WHAT IS ASKED: Transcribe the whole listing below without changing a word, but leave out every image.
— start of SOURCE DATA —
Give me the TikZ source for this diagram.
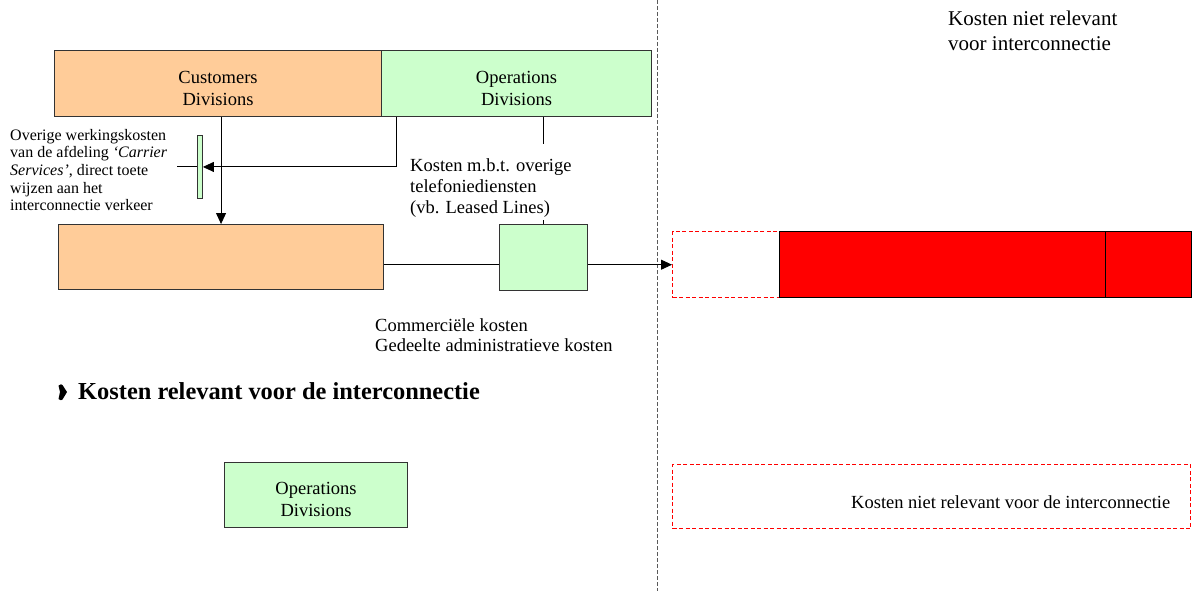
\documentclass[tikz,border=0pt]{standalone}
\usepackage{fontspec}
\setmainfont{Liberation Serif}
\usetikzlibrary{arrows.meta,calc}
\definecolor{peach}{HTML}{FFCC99}
\definecolor{mint}{HTML}{CCFFCC}
\definecolor{edge}{HTML}{333333}
\begin{document}
\begin{tikzpicture}[x=1pt,y=-1pt,
  box/.style={draw=edge,line width=1.1pt,inner sep=0pt,anchor=north west},
  boxtext/.style={label={[yshift=-4.5pt,align=center,inner sep=0pt,font=\fontsize{18.5}{22}\selectfont]center:#1}},
  conn/.style={line width=0.9pt,draw=black},
  arr/.style={conn,-{Triangle[length=11pt,width=10pt]}},
  reddash/.style={draw=red,line width=1.4pt,dash pattern=on 4pt off 2.5pt},
  divider/.style={draw=black!65,line width=0.7pt,dash pattern=on 4pt off 2pt},
  lbl/.style={inner sep=0pt,anchor=base west,align=left},
  normal/.style={font=\fontsize{18.5}{21.5}\selectfont}]
\useasboundingbox (0,0) rectangle (1192,591);
\draw[divider] (657,0) -- (657,591);
% top boxes
\node[box,fill=peach,minimum width=327pt,minimum height=66pt,boxtext={Customers\\Divisions}] (cust) at (54,50) {};
\node[box,fill=mint,minimum width=270pt,minimum height=66pt,boxtext={Operations\\Divisions}] (ops) at (381,50) {};
% thin bar
\node[box,fill=mint,line width=0.9pt,minimum width=5pt,minimum height=63pt] (bar) at (197,135) {};
% middle row
\node[box,fill=peach,minimum width=325pt,minimum height=65pt] (ob) at (58,224) {};
\node[box,fill=mint,minimum width=88pt,minimum height=66pt] (gb) at (499,224) {};
\node[box,reddash,minimum width=107pt,minimum height=66pt] (rd) at (672,231) {};
\node[box,draw=black,fill=red,minimum width=326pt,minimum height=66pt] (r1) at (779,231) {};
\node[box,draw=black,fill=red,minimum width=86pt,minimum height=66pt] (r2) at (1105,231) {};
% bottom
\node[box,fill=mint,minimum width=183pt,minimum height=65pt,boxtext={Operations\\Divisions}] (ops2) at (224,462) {};
\node[box,reddash,minimum width=518pt,minimum height=64pt] (rdl) at (672,464) {};
% connectors
\draw[arr] (cust.south -| ob.north) -- (ob.north);
\draw[arr] ([xshift=15pt]ops.south west) |- (bar.east);
\draw[conn] (bar.west) -- ++(-20,0);
\draw[conn] ([xshift=162pt]ops.south west) -- ++(0,27);
\draw[conn] (gb.north) -- ++(0,-4);
\draw[conn] (ob.east |- rd.west) -- (gb.west |- rd.west);
\draw[arr] (gb.east |- rd.west) -- (rd.west);
% texts (base anchor = baseline of last line)
\node[lbl,font=\fontsize{21}{25}\selectfont] (nr) at (948,51) {Kosten niet relevant\\voor interconnectie};
\node[lbl,font=\fontsize{16}{17.7}\selectfont] (ow) at (10,211) {Overige werkingskosten\\van de afdeling \textit{‘Carrier}\\\textit{Services’}, direct toete\\wijzen aan het\\interconnectie verkeer};
\node[lbl,normal] (kt) at (410,214) {Kosten m.b.t. overige\\telefoniediensten\\(vb. Leased Lines)};
\node[lbl,font=\fontsize{18.5}{20}\selectfont] (ck) at (375,351) {Commerciële kosten\\Gedeelte administratieve kosten};
\node[lbl,font=\bfseries\fontsize{24.4}{28}\selectfont] (title) at (78,399) {Kosten relevant voor de interconnectie};
\node[lbl,normal] (nrl) at (851,508) {Kosten niet relevant voor de interconnectie};
% bullet
\fill (58.5,385.5) .. controls (61,384) .. (62.5,385) -- (67,392) -- (62.5,399.5) .. controls (61,400.5) .. (58.5,399) -- (60,392) -- cycle;
\end{tikzpicture}
\end{document}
— end of SOURCE DATA —
WORKED SOLUTION:
Give me the TikZ source for this diagram.
\documentclass[tikz,border=0pt]{standalone}
\usepackage{fontspec}
\setmainfont{Liberation Serif}
\usetikzlibrary{arrows.meta,calc}
\definecolor{peach}{HTML}{FFCC99}
\definecolor{mint}{HTML}{CCFFCC}
\definecolor{edge}{HTML}{333333}
\begin{document}
\begin{tikzpicture}[x=1pt,y=-1pt,
  box/.style={draw=edge,line width=1.1pt,inner sep=0pt,anchor=north west},
  boxtext/.style={label={[yshift=-4.5pt,align=center,inner sep=0pt,font=\fontsize{18.5}{22}\selectfont]center:#1}},
  conn/.style={line width=0.9pt,draw=black},
  arr/.style={conn,-{Triangle[length=11pt,width=10pt]}},
  reddash/.style={draw=red,line width=1.4pt,dash pattern=on 4pt off 2.5pt},
  divider/.style={draw=black!65,line width=0.7pt,dash pattern=on 4pt off 2pt},
  lbl/.style={inner sep=0pt,anchor=base west,align=left},
  normal/.style={font=\fontsize{18.5}{21.5}\selectfont}]
\useasboundingbox (0,0) rectangle (1192,591);
\draw[divider] (657,0) -- (657,591);
% top boxes
\node[box,fill=peach,minimum width=327pt,minimum height=66pt,boxtext={Customers\\Divisions}] (cust) at (54,50) {};
\node[box,fill=mint,minimum width=270pt,minimum height=66pt,boxtext={Operations\\Divisions}] (ops) at (381,50) {};
% thin bar
\node[box,fill=mint,line width=0.9pt,minimum width=5pt,minimum height=63pt] (bar) at (197,135) {};
% middle row
\node[box,fill=peach,minimum width=325pt,minimum height=65pt] (ob) at (58,224) {};
\node[box,fill=mint,minimum width=88pt,minimum height=66pt] (gb) at (499,224) {};
\node[box,reddash,minimum width=107pt,minimum height=66pt] (rd) at (672,231) {};
\node[box,draw=black,fill=red,minimum width=326pt,minimum height=66pt] (r1) at (779,231) {};
\node[box,draw=black,fill=red,minimum width=86pt,minimum height=66pt] (r2) at (1105,231) {};
% bottom
\node[box,fill=mint,minimum width=183pt,minimum height=65pt,boxtext={Operations\\Divisions}] (ops2) at (224,462) {};
\node[box,reddash,minimum width=518pt,minimum height=64pt] (rdl) at (672,464) {};
% connectors
\draw[arr] (cust.south -| ob.north) -- (ob.north);
\draw[arr] ([xshift=15pt]ops.south west) |- (bar.east);
\draw[conn] (bar.west) -- ++(-20,0);
\draw[conn] ([xshift=162pt]ops.south west) -- ++(0,27);
\draw[conn] (gb.north) -- ++(0,-4);
\draw[conn] (ob.east |- rd.west) -- (gb.west |- rd.west);
\draw[arr] (gb.east |- rd.west) -- (rd.west);
% texts (base anchor = baseline of last line)
\node[lbl,font=\fontsize{21}{25}\selectfont] (nr) at (948,51) {Kosten niet relevant\\voor interconnectie};
\node[lbl,font=\fontsize{16}{17.7}\selectfont] (ow) at (10,211) {Overige werkingskosten\\van de afdeling \textit{‘Carrier}\\\textit{Services’}, direct toete\\wijzen aan het\\interconnectie verkeer};
\node[lbl,normal] (kt) at (410,214) {Kosten m.b.t. overige\\telefoniediensten\\(vb. Leased Lines)};
\node[lbl,font=\fontsize{18.5}{20}\selectfont] (ck) at (375,351) {Commerciële kosten\\Gedeelte administratieve kosten};
\node[lbl,font=\bfseries\fontsize{24.4}{28}\selectfont] (title) at (78,399) {Kosten relevant voor de interconnectie};
\node[lbl,normal] (nrl) at (851,508) {Kosten niet relevant voor de interconnectie};
% bullet
\fill (58.5,385.5) .. controls (61,384) .. (62.5,385) -- (67,392) -- (62.5,399.5) .. controls (61,400.5) .. (58.5,399) -- (60,392) -- cycle;
\end{tikzpicture}
\end{document}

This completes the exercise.